++++ MATERIAL

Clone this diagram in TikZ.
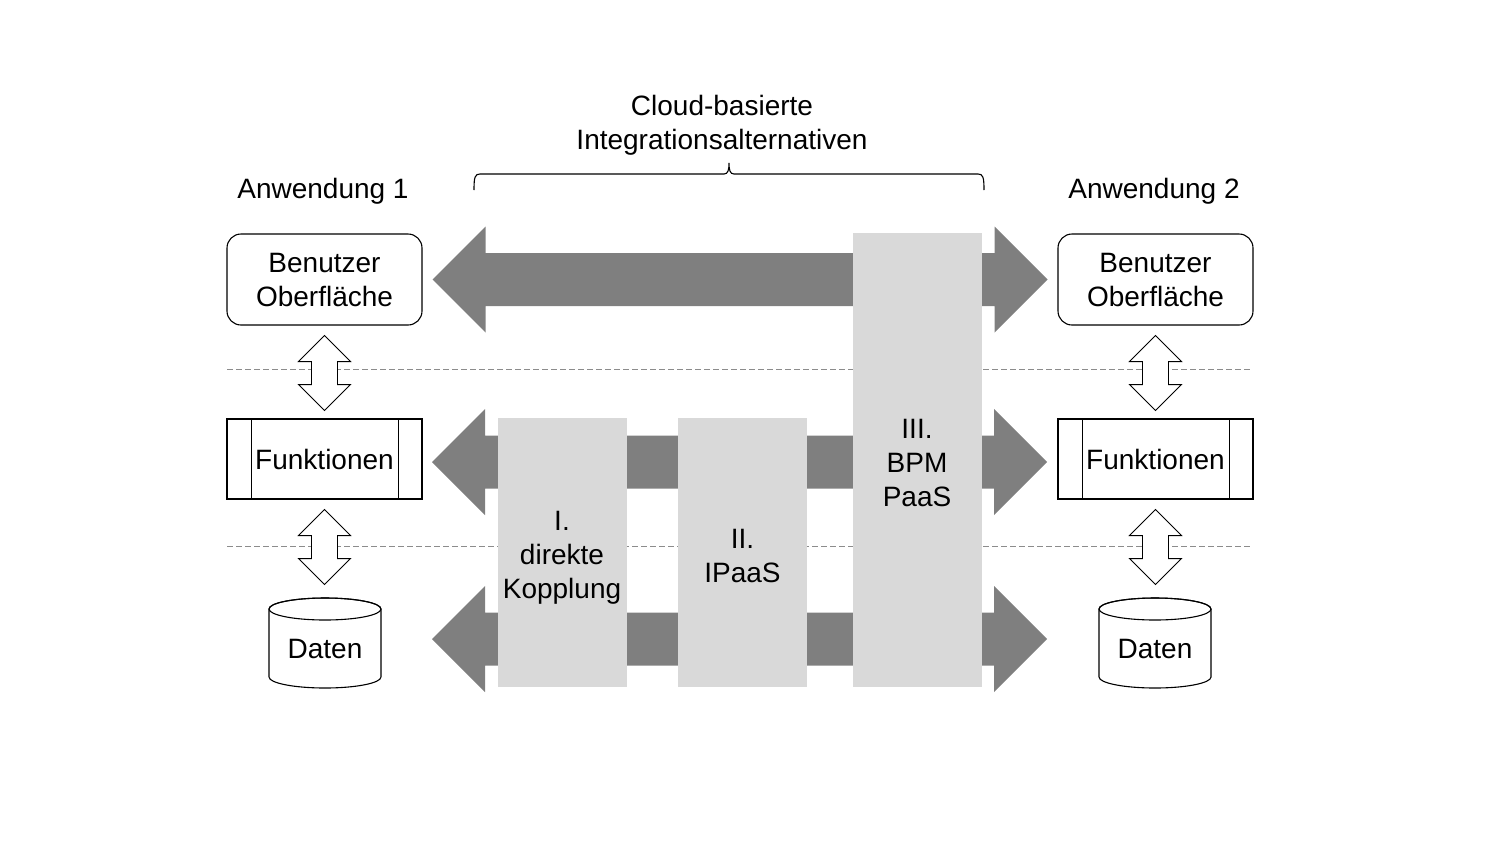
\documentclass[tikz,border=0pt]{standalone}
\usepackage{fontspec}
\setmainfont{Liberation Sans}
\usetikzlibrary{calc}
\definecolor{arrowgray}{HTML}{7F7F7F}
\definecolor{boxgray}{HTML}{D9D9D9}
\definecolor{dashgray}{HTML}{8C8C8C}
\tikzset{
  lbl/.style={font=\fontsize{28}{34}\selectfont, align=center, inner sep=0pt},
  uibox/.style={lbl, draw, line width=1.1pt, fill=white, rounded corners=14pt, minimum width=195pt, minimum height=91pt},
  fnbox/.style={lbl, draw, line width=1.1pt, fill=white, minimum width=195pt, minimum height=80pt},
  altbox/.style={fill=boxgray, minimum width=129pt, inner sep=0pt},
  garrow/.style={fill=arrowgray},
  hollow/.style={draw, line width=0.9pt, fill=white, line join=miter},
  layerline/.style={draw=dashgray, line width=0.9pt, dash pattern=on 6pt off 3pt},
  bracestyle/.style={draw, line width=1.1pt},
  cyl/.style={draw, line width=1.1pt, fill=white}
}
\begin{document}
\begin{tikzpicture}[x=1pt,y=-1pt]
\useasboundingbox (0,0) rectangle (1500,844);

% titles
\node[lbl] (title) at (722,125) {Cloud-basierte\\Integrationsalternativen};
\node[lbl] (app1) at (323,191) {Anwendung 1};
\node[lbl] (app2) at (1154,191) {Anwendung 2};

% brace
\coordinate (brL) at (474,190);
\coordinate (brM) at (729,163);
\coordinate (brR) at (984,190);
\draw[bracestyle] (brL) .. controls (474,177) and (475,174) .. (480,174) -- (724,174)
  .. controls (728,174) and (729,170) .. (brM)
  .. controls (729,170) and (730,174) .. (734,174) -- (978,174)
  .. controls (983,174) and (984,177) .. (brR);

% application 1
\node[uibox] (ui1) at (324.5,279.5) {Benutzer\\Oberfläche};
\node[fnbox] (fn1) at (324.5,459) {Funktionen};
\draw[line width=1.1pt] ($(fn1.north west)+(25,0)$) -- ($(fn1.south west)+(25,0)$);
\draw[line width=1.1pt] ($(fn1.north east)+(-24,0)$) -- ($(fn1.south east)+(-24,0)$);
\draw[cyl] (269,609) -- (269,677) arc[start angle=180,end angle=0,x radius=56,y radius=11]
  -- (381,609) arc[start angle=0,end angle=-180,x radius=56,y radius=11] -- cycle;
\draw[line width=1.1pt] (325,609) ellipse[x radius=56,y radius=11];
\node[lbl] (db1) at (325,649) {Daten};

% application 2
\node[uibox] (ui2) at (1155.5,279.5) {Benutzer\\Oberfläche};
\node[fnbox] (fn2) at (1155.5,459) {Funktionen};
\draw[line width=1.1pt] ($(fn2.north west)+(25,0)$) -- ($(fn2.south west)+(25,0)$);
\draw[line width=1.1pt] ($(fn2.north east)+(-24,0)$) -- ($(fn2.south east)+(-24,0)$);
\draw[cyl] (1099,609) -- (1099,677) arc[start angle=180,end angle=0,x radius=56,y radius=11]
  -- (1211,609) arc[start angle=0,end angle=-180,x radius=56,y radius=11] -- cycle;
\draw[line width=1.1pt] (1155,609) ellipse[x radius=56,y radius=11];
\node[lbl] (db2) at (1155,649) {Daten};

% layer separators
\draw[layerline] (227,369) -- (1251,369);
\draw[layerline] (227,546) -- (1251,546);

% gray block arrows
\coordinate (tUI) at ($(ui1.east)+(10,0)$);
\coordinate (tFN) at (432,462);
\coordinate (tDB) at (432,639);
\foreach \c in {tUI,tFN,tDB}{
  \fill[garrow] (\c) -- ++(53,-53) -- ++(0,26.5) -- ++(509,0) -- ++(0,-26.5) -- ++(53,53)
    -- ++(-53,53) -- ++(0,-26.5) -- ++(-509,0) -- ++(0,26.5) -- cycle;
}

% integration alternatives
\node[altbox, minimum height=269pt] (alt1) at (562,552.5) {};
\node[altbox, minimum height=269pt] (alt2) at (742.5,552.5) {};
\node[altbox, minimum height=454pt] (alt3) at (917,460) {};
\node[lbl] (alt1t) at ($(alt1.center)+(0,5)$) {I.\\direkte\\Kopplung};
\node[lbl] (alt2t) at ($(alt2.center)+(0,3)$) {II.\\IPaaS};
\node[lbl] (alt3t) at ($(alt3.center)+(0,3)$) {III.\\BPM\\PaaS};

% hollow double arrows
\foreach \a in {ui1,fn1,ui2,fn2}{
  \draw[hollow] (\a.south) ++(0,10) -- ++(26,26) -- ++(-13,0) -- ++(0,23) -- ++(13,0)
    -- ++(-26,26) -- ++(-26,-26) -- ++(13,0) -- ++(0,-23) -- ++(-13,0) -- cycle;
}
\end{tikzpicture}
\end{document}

++++++++

## WHAT NEEDS TO BE DONE:
Write out exactly the opening lines of the data, stopping after the line that holds "(984,177) .. (brR);". Exclude pictures.

## EXERCISE OUTPUT:
Clone this diagram in TikZ.
\documentclass[tikz,border=0pt]{standalone}
\usepackage{fontspec}
\setmainfont{Liberation Sans}
\usetikzlibrary{calc}
\definecolor{arrowgray}{HTML}{7F7F7F}
\definecolor{boxgray}{HTML}{D9D9D9}
\definecolor{dashgray}{HTML}{8C8C8C}
\tikzset{
  lbl/.style={font=\fontsize{28}{34}\selectfont, align=center, inner sep=0pt},
  uibox/.style={lbl, draw, line width=1.1pt, fill=white, rounded corners=14pt, minimum width=195pt, minimum height=91pt},
  fnbox/.style={lbl, draw, line width=1.1pt, fill=white, minimum width=195pt, minimum height=80pt},
  altbox/.style={fill=boxgray, minimum width=129pt, inner sep=0pt},
  garrow/.style={fill=arrowgray},
  hollow/.style={draw, line width=0.9pt, fill=white, line join=miter},
  layerline/.style={draw=dashgray, line width=0.9pt, dash pattern=on 6pt off 3pt},
  bracestyle/.style={draw, line width=1.1pt},
  cyl/.style={draw, line width=1.1pt, fill=white}
}
\begin{document}
\begin{tikzpicture}[x=1pt,y=-1pt]
\useasboundingbox (0,0) rectangle (1500,844);

% titles
\node[lbl] (title) at (722,125) {Cloud-basierte\\Integrationsalternativen};
\node[lbl] (app1) at (323,191) {Anwendung 1};
\node[lbl] (app2) at (1154,191) {Anwendung 2};

% brace
\coordinate (brL) at (474,190);
\coordinate (brM) at (729,163);
\coordinate (brR) at (984,190);
\draw[bracestyle] (brL) .. controls (474,177) and (475,174) .. (480,174) -- (724,174)
  .. controls (728,174) and (729,170) .. (brM)
  .. controls (729,170) and (730,174) .. (734,174) -- (978,174)
  .. controls (983,174) and (984,177) .. (brR);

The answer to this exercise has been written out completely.